■ Task to complete:
Both boundary lines count: repeat, exactly and alone, the lines from the one containing "Clone this chart in matplotlib." to the one containing "plt.rcParams['font.family'] = ['Liberation", with pictures left out.

■ Records for the task:
----------
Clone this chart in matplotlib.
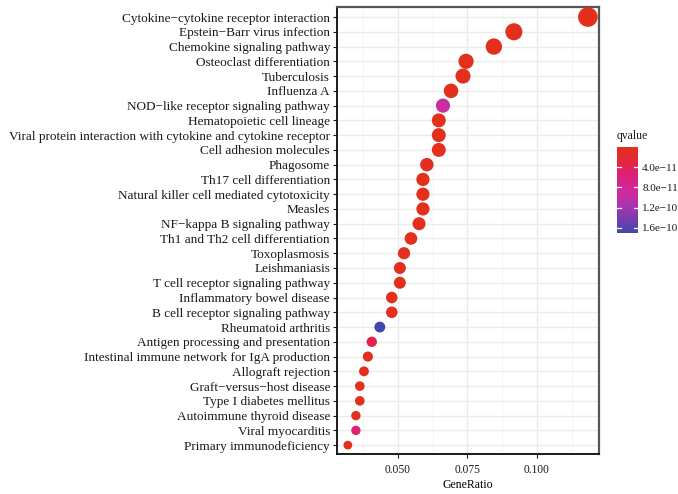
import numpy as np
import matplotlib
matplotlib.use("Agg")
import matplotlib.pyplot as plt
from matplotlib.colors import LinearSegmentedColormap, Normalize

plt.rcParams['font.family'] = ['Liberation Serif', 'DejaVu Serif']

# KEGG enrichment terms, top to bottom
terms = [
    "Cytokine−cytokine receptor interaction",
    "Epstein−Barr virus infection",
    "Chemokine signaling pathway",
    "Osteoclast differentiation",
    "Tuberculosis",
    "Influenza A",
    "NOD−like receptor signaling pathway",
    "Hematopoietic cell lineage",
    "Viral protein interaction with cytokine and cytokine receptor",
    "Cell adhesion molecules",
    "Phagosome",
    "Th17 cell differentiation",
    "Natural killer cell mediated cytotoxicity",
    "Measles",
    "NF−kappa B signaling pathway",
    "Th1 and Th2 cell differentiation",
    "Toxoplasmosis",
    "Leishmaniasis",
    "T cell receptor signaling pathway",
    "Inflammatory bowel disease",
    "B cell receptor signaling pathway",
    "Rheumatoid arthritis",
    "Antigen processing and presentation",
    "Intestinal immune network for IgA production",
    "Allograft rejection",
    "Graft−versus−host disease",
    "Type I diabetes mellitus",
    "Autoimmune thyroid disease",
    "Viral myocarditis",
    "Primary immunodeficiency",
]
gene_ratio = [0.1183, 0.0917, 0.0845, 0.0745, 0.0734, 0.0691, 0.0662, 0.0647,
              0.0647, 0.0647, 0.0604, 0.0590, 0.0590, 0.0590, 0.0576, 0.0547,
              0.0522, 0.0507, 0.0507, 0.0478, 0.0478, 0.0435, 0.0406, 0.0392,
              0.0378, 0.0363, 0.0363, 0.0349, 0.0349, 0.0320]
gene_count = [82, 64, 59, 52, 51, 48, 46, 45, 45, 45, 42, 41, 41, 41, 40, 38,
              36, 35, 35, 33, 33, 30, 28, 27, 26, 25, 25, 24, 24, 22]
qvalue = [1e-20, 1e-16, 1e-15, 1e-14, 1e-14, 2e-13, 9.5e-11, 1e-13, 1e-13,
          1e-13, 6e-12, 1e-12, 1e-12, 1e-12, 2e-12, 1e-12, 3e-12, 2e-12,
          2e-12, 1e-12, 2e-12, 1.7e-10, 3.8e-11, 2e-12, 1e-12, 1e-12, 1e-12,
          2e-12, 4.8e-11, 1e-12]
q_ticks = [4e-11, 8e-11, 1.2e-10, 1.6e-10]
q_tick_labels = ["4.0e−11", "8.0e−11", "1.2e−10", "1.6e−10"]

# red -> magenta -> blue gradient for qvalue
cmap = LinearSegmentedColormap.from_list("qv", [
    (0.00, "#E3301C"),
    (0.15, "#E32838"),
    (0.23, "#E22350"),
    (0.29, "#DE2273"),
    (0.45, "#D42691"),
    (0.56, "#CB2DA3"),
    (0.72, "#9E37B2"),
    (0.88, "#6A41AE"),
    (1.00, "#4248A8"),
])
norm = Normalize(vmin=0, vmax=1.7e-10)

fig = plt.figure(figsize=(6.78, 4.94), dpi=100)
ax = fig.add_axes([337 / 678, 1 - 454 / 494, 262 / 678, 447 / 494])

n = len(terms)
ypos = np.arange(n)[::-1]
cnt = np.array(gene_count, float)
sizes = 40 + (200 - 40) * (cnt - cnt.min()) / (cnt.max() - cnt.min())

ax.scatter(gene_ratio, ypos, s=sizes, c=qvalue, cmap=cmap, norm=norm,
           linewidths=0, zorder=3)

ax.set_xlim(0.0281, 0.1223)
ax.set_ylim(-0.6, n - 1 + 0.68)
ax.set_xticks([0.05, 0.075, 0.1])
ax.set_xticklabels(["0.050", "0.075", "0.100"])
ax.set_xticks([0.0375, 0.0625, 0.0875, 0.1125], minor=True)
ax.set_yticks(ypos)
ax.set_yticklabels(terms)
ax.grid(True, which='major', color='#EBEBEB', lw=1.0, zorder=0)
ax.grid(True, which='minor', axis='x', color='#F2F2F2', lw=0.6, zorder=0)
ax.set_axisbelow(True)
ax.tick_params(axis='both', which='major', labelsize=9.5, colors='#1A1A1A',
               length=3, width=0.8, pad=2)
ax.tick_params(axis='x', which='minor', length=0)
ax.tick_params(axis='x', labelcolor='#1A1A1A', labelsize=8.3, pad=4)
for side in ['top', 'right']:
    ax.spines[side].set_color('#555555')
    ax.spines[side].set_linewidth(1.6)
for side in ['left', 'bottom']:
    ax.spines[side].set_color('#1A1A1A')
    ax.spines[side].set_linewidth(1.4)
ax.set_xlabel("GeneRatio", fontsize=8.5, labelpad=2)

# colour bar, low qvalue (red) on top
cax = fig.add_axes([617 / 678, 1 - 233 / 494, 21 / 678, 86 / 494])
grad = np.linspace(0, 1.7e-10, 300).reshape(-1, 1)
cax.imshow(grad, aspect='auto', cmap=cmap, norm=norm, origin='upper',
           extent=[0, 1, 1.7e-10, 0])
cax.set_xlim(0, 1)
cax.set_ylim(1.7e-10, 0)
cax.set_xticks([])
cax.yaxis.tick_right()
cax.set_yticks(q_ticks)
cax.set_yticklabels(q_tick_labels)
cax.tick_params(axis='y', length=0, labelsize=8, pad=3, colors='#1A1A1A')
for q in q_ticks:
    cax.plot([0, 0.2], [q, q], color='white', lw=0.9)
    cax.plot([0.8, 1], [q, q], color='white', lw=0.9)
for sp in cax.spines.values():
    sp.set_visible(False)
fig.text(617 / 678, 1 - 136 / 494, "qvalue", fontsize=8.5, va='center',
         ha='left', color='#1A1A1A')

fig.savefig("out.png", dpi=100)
----------
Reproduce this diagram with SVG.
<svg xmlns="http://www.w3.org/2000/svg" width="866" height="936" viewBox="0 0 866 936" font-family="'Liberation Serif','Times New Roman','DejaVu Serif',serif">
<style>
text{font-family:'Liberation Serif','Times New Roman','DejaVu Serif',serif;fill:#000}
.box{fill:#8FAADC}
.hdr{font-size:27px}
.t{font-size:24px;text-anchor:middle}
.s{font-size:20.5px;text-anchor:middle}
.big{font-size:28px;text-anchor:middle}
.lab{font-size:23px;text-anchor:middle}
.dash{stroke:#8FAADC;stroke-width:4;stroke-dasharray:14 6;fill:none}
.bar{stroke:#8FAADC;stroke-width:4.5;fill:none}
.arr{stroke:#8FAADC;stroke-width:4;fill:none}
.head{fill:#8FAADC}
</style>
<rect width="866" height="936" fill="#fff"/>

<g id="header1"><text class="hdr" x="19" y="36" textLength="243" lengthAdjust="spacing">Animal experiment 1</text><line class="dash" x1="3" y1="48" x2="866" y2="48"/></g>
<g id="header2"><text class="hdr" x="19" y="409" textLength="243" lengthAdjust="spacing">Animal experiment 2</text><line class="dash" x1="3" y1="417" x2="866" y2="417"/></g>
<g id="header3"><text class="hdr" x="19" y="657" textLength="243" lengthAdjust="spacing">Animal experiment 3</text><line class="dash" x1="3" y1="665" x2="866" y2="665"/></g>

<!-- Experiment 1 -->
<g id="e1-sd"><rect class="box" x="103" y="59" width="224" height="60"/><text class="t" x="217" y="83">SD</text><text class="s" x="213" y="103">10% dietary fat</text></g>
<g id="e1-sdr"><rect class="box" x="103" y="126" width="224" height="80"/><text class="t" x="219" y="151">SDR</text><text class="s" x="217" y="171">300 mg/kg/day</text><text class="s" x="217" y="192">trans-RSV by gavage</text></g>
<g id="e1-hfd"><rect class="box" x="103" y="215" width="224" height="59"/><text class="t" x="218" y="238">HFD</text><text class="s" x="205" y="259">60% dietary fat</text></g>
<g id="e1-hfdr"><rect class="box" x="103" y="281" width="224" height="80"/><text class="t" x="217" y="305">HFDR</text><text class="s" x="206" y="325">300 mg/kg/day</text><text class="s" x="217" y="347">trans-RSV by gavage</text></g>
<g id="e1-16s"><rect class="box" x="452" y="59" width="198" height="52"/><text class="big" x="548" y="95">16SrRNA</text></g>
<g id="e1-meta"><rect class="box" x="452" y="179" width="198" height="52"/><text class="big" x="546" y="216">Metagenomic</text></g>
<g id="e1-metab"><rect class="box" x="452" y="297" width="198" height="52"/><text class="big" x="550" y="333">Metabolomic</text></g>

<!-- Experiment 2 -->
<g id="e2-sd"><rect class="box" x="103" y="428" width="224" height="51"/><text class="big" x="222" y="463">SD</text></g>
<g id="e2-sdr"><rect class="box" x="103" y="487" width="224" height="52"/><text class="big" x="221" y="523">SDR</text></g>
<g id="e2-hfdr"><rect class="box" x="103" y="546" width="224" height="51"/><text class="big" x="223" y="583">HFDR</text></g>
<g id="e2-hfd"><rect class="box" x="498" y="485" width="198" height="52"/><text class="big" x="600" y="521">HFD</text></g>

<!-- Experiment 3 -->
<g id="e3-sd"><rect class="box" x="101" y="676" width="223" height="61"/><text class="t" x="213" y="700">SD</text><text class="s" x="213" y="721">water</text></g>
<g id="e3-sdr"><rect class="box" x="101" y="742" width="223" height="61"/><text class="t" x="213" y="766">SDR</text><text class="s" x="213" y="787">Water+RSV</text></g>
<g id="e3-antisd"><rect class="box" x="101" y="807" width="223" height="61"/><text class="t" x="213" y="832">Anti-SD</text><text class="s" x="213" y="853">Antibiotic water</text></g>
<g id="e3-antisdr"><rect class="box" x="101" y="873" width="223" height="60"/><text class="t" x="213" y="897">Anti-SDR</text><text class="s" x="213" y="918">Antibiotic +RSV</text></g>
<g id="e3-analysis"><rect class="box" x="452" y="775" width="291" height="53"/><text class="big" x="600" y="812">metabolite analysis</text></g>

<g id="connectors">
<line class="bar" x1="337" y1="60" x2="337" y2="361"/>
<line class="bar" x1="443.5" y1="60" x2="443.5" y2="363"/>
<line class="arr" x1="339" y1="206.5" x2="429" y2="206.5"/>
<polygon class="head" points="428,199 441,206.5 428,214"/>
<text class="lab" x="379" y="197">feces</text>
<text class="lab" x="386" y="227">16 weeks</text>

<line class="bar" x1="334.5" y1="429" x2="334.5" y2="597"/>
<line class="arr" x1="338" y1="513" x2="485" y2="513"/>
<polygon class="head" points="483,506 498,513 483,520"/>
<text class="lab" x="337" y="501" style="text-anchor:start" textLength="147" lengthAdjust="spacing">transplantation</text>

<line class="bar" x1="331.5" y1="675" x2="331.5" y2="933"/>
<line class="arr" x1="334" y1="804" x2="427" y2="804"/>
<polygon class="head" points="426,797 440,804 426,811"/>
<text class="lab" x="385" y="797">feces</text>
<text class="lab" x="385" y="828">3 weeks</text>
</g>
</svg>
----------
■ Output below:
Clone this chart in matplotlib.
import numpy as np
import matplotlib
matplotlib.use("Agg")
import matplotlib.pyplot as plt
from matplotlib.colors import LinearSegmentedColormap, Normalize

plt.rcParams['font.family'] = ['Liberation Serif', 'DejaVu Serif']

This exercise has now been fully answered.